## start DATASET

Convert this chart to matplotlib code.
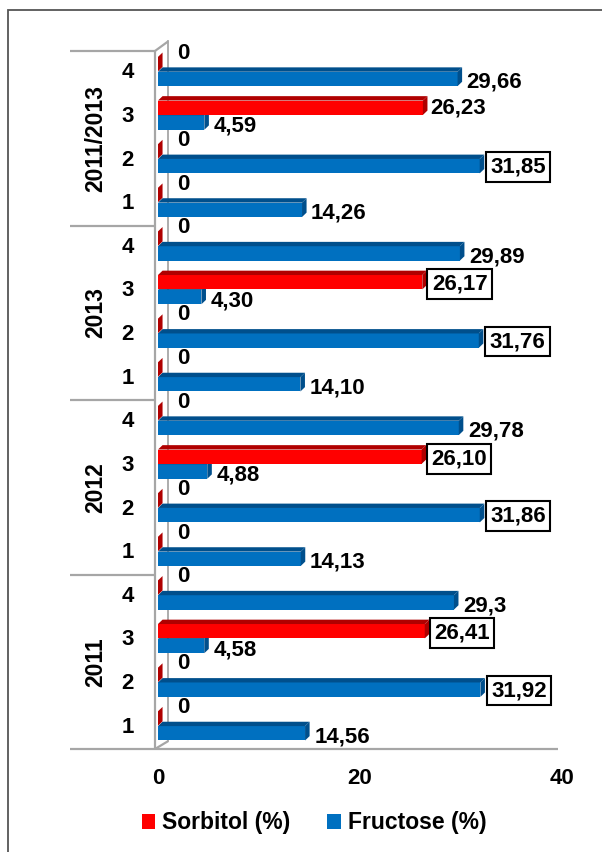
import matplotlib.pyplot as plt
from matplotlib.patches import Rectangle, Polygon, Patch

plt.rcParams['font.family'] = ['Liberation Sans', 'DejaVu Sans']
plt.rcParams['font.weight'] = 'bold'

# groups bottom -> top, categories 1..4 inside each
years = ['2011', '2012', '2013', '2011/2013']
cats = ['1', '2', '3', '4']
sorbitol = ['0', '0', '26,41', '0',
            '0', '0', '26,10', '0',
            '0', '0', '26,17', '0',
            '0', '0', '26,23', '0']
fructose = ['14,56', '31,92', '4,58', '29,3',
            '14,13', '31,86', '4,88', '29,78',
            '14,10', '31,76', '4,30', '29,89',
            '14,26', '31,85', '4,59', '29,66']
# labels shown inside a box in the original
sorb_boxed = [0, 0, 1, 0, 0, 0, 1, 0, 0, 0, 1, 0, 0, 0, 0, 0]
fruc_boxed = [0, 1, 0, 0, 0, 1, 0, 0, 0, 1, 0, 0, 0, 1, 0, 0]

RED, RED_D = '#FF0000', '#B00000'
BLUE, BLUE_D = '#0070C0', '#004F8C'
GREY = '#A6A6A6'

def num(s):
    return float(s.replace(',', '.'))

def bar3d(ax, yc, value, h, color, dark, z, dx=0.45, dy=0.1):
    y0, y1 = yc - h / 2, yc + h / 2
    ax.add_patch(Rectangle((0, y0), value, h, fc=color, ec='none', zorder=z))
    ax.add_patch(Polygon([(0, y1), (value, y1), (value + dx, y1 + dy), (dx, y1 + dy)],
                         closed=True, fc=dark, ec='none', zorder=z))
    ax.add_patch(Polygon([(value, y0), (value + dx, y0 + dy), (value + dx, y1 + dy), (value, y1)],
                         closed=True, fc=dark, ec='none', zorder=z))

fig = plt.figure(figsize=(6.02, 8.52), dpi=100)
W, H = 602, 852
ax = fig.add_axes([158 / W, 1 - 749 / H, 404 / W, 698 / H])
ax.set_xlim(0, 40)
ax.set_ylim(-0.5, 15.5)
ax.patch.set_visible(False)
for s in ax.spines.values():
    s.set_visible(False)
ax.set_yticks([])
ax.set_xticks([0, 20, 40])
ax.tick_params(axis='x', length=0, pad=14, labelsize=16)

h = 0.33
for i in range(16):
    sv, fv = num(sorbitol[i]), num(fructose[i])
    yr, yb = i + 0.2, i - 0.14
    bar3d(ax, yb, fv, h, BLUE, BLUE_D, 3)
    bar3d(ax, yr, sv, h, RED, RED_D, 4)
    # sorbitol label
    if sv == 0:
        ax.text(1.9, yr + 0.25, sorbitol[i], fontsize=16, ha='left', va='center', zorder=5)
    elif sorb_boxed[i]:
        ax.text(sv + 0.95, yr - 0.05, sorbitol[i], fontsize=16, ha='left', va='center', zorder=6,
                bbox=dict(boxstyle='square,pad=0.2', fc='white', ec='black', lw=1.5))
    else:
        ax.text(sv + 0.7, yr, sorbitol[i], fontsize=16, ha='left', va='center', zorder=5)
    # fructose label
    if fruc_boxed[i]:
        ax.text(fv + 1.05, yb - 0.02, fructose[i], fontsize=16, ha='left', va='center', zorder=6,
                bbox=dict(boxstyle='square,pad=0.2', fc='white', ec='black', lw=1.5))
    else:
        ax.text(fv + 0.9, yb - 0.08, fructose[i], fontsize=16, ha='left', va='center', zorder=5)
    ax.text(-3.0, i, cats[i % 4], fontsize=16, ha='center', va='center')

for g, yname in enumerate(years):
    ax.text(-6.2, g * 4 + 1.5, yname, fontsize=16.5, rotation=90, ha='center', va='center')

# walls / separators
kw = dict(color=GREY, lw=1.6, clip_on=False, solid_capstyle='butt')
ax.plot([-8.7, 39.6], [-0.5, -0.5], **kw)
for yy in [3.5, 7.5, 11.5, 15.5]:
    ax.plot([-8.7, -0.3], [yy, yy], **kw)
ax.plot([-0.3, -0.3], [-0.5, 15.5], **kw)
ax.plot([1.0, 1.0], [-0.32, 15.72], color=GREY, lw=1.3, clip_on=False, zorder=1)
ax.plot([-0.3, 1.0], [15.5, 15.72], **kw)
ax.plot([-0.3, 1.0], [-0.5, -0.32], **kw)

# legend
handles = [Patch(fc=RED, ec='none', label='Sorbitol (%)'),
           Patch(fc=BLUE, ec='none', label='Fructose (%)')]
fig.legend(handles=handles, loc='center', bbox_to_anchor=(314 / W, 1 - 823 / H), ncol=2,
           frameon=False, fontsize=16.5, handlelength=0.6, handleheight=0.6,
           handletextpad=0.3, columnspacing=1.6)

# outer frame (only left/top visible in crop)
fig.add_artist(Rectangle((8 / W, -0.1), 1.2, 1 - 10 / H + 0.1, transform=fig.transFigure,
                         fill=False, ec='#555555', lw=1.3))

fig.savefig('out.png', dpi=100)
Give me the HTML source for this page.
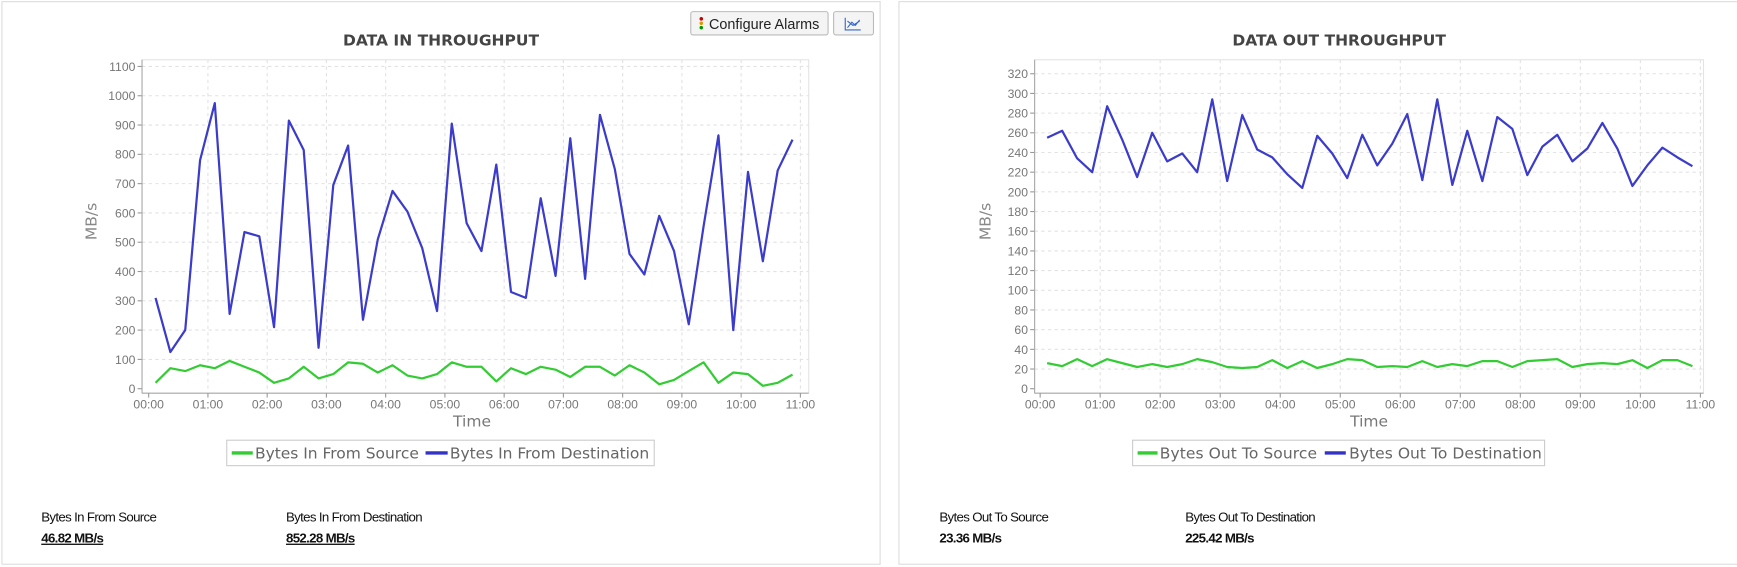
<!DOCTYPE html>
<html><head><meta charset="utf-8"><style>
html,body{margin:0;padding:0;background:#fff;}
svg{display:block;}
text{font-family:"Liberation Sans",sans-serif;}
.dj{font-family:"DejaVu Sans","Liberation Sans",sans-serif;}
</style></head><body>
<svg id="s" width="1737" height="567" viewBox="0 0 1568 512" xmlns="http://www.w3.org/2000/svg">
<rect x="1.5" y="1.5" width="793" height="508" fill="#fff" stroke="#ddd"/>
<rect x="811.5" y="1.5" width="760" height="508" fill="#fff" stroke="#ddd"/>
<g id="g"></g>
<rect x="623.5" y="10.5" width="124" height="21" rx="2" fill="#f4f4f4" stroke="#bbb"/>
<circle cx="633" cy="17" r="1.6" fill="#c00"/><circle cx="633" cy="21" r="1.6" fill="#d90"/><circle cx="633" cy="25" r="1.6" fill="#090"/>
<text x="640" y="26" font-size="13" fill="#222">Configure Alarms</text>
<rect x="752.5" y="10.5" width="36" height="21" rx="2" fill="#f4f4f4" stroke="#bbb"/>
<path d="M763 16v11h14M765 25l4-5 3 3 4-5M765 19l5 4 6-4" stroke="#36c" stroke-width="1" fill="none"/>
<text class="dj" x="398" y="41" font-size="14" font-weight="bold" fill="#444" text-anchor="middle">DATA IN THROUGHPUT</text>
<text class="dj" x="1209" y="41" font-size="14" font-weight="bold" fill="#444" text-anchor="middle">DATA OUT THROUGHPUT</text>
<text class="dj" x="426" y="385" font-size="14" fill="#777" text-anchor="middle">Time</text>
<text class="dj" x="1236" y="385" font-size="14" fill="#777" text-anchor="middle">Time</text>
<text class="dj" transform="translate(87,200) rotate(-90)" font-size="14" fill="#888" text-anchor="middle">MB/s</text>
<text class="dj" transform="translate(894,200) rotate(-90)" font-size="14" fill="#888" text-anchor="middle">MB/s</text>
<rect x="204.5" y="397.5" width="386" height="23" fill="#fff" stroke="#ccc"/>
<line x1="209" y1="409" x2="228" y2="409" stroke="#3c3" stroke-width="3"/>
<text class="dj" x="230" y="414" font-size="14" fill="#666" textLength="148">Bytes In From Source</text>
<line x1="384" y1="409" x2="404" y2="409" stroke="#33c" stroke-width="3"/>
<text class="dj" x="406" y="414" font-size="14" fill="#666" textLength="180">Bytes In From Destination</text>
<rect x="1022.5" y="397.5" width="372" height="23" fill="#fff" stroke="#ccc"/>
<line x1="1027" y1="409" x2="1045" y2="409" stroke="#3c3" stroke-width="3"/>
<text class="dj" x="1047" y="414" font-size="14" fill="#666" textLength="142">Bytes Out To Source</text>
<line x1="1196" y1="409" x2="1215" y2="409" stroke="#33c" stroke-width="3"/>
<text class="dj" x="1218" y="414" font-size="14" fill="#666" textLength="174">Bytes Out To Destination</text>
<g font-size="12" fill="#111" letter-spacing="-0.6">
<text x="37" y="471">Bytes In From Source</text>
<text x="37" y="490" font-weight="bold" text-decoration="underline">46.82 MB/s</text>
<text x="258" y="471">Bytes In From Destination</text>
<text x="258" y="490" font-weight="bold" text-decoration="underline">852.28 MB/s</text>
<text x="848" y="471">Bytes Out To Source</text>
<text x="848" y="490" font-weight="bold">23.36 MB/s</text>
<text x="1070" y="471">Bytes Out To Destination</text>
<text x="1070" y="490" font-weight="bold">225.42 MB/s</text>
</g>
</svg>
<script>
var NS="http://www.w3.org/2000/svg",G=document.getElementById('g');
function el(t,a,txt){var e=document.createElementNS(NS,t);for(var k in a)e.setAttribute(k,a[k]);if(txt!=null)e.textContent=txt;G.appendChild(e);return e;}
function chart(c){
 el('rect',{x:c.ax,y:c.top,width:c.right-c.ax,height:c.y0-c.top+4,fill:'#fff',stroke:'#e4e4e4'});
 for(var v=0;v<=c.max;v+=c.step){var y=c.y0-v*c.py;
  if(v>0)el('line',{x1:c.ax,x2:c.right,y1:y,y2:y,stroke:'#e2e2e2','stroke-dasharray':'3,3'});
  el('line',{x1:c.ax-4,x2:c.ax,y1:y,y2:y,stroke:'#999'});
  el('text',{x:c.ax-6,y:y+4,'font-size':11,fill:'#777','text-anchor':'end'},v);}
 el('line',{x1:c.ax,x2:c.ax,y1:c.top,y2:c.y0+4,stroke:'#aaa'});
 el('line',{x1:c.ax,x2:c.right,y1:c.y0+4,y2:c.y0+4,stroke:'#aaa'});
 for(var h=0;h<=11;h++){var x=c.x0+h*c.ph;
  if(h>0)el('line',{x1:x,x2:x,y1:c.top,y2:c.y0,stroke:'#e2e2e2','stroke-dasharray':'3,3'});
  el('line',{x1:x,x2:x,y1:c.y0+4,y2:c.y0+8,stroke:'#999'});
  el('text',{x:x,y:c.y0+18,'font-size':11,fill:'#777','text-anchor':'middle'},(h<10?'0':'')+h+':00');}
 [[c.g,'#3c3',2],[c.b,'#3b3bcc',2]].forEach(function(s){
  var p=s[0].map(function(v,i){return (c.x0+(7+15*i)/60*c.ph).toFixed(1)+','+(c.y0-v*c.py).toFixed(1)}).join(' ');
  el('polyline',{points:p,fill:'none',stroke:s[1],'stroke-width':s[2],'stroke-linejoin':'round'});});
}
chart({ax:128,right:730,top:54,y0:351,x0:134,ph:53.5,max:1100,step:100,py:(351-60)/1100,
 b:[310,125,200,780,975,255,535,520,210,915,815,140,695,830,235,510,675,605,480,265,905,565,470,765,330,310,650,385,855,375,935,750,460,390,590,470,220,555,865,200,740,435,745,850],
 g:[20,70,60,80,70,95,75,55,20,35,75,35,50,90,85,55,80,45,35,50,90,75,75,25,70,50,75,65,40,75,75,45,80,55,15,30,60,90,20,55,50,10,20,48]});
chart({ax:934,right:1538,top:54,y0:351,x0:939,ph:54.2,max:320,step:20,py:(351-66.6)/320,
 b:[255,262,234,220,287,253,215,260,231,239,220,294,211,278,243,235,218,204,257,239,214,258,227,249,279,212,294,207,262,211,276,264,217,246,258,231,244,270,244,206,227,245,235,226],
 g:[26,23,30,23,30,26,22,25,22,25,30,27,22,21,22,29,21,28,21,25,30,29,22,23,22,28,22,25,23,28,28,22,28,29,30,22,25,26,25,29,21,29,29,23]});
</script>
</body></html>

## end DATASET

#### PROBLEM:
From the first line above to the line containing "ax.tick_params(axis='x', length=0, pad=14, labelsize=16)", repeat each line exactly. Pictures stay out.

#### RESULT OF THE EXERCISE:
Convert this chart to matplotlib code.
import matplotlib.pyplot as plt
from matplotlib.patches import Rectangle, Polygon, Patch

plt.rcParams['font.family'] = ['Liberation Sans', 'DejaVu Sans']
plt.rcParams['font.weight'] = 'bold'

# groups bottom -> top, categories 1..4 inside each
years = ['2011', '2012', '2013', '2011/2013']
cats = ['1', '2', '3', '4']
sorbitol = ['0', '0', '26,41', '0',
            '0', '0', '26,10', '0',
            '0', '0', '26,17', '0',
            '0', '0', '26,23', '0']
fructose = ['14,56', '31,92', '4,58', '29,3',
            '14,13', '31,86', '4,88', '29,78',
            '14,10', '31,76', '4,30', '29,89',
            '14,26', '31,85', '4,59', '29,66']
# labels shown inside a box in the original
sorb_boxed = [0, 0, 1, 0, 0, 0, 1, 0, 0, 0, 1, 0, 0, 0, 0, 0]
fruc_boxed = [0, 1, 0, 0, 0, 1, 0, 0, 0, 1, 0, 0, 0, 1, 0, 0]

RED, RED_D = '#FF0000', '#B00000'
BLUE, BLUE_D = '#0070C0', '#004F8C'
GREY = '#A6A6A6'

def num(s):
    return float(s.replace(',', '.'))

def bar3d(ax, yc, value, h, color, dark, z, dx=0.45, dy=0.1):
    y0, y1 = yc - h / 2, yc + h / 2
    ax.add_patch(Rectangle((0, y0), value, h, fc=color, ec='none', zorder=z))
    ax.add_patch(Polygon([(0, y1), (value, y1), (value + dx, y1 + dy), (dx, y1 + dy)],
                         closed=True, fc=dark, ec='none', zorder=z))
    ax.add_patch(Polygon([(value, y0), (value + dx, y0 + dy), (value + dx, y1 + dy), (value, y1)],
                         closed=True, fc=dark, ec='none', zorder=z))

fig = plt.figure(figsize=(6.02, 8.52), dpi=100)
W, H = 602, 852
ax = fig.add_axes([158 / W, 1 - 749 / H, 404 / W, 698 / H])
ax.set_xlim(0, 40)
ax.set_ylim(-0.5, 15.5)
ax.patch.set_visible(False)
for s in ax.spines.values():
    s.set_visible(False)
ax.set_yticks([])
ax.set_xticks([0, 20, 40])
ax.tick_params(axis='x', length=0, pad=14, labelsize=16)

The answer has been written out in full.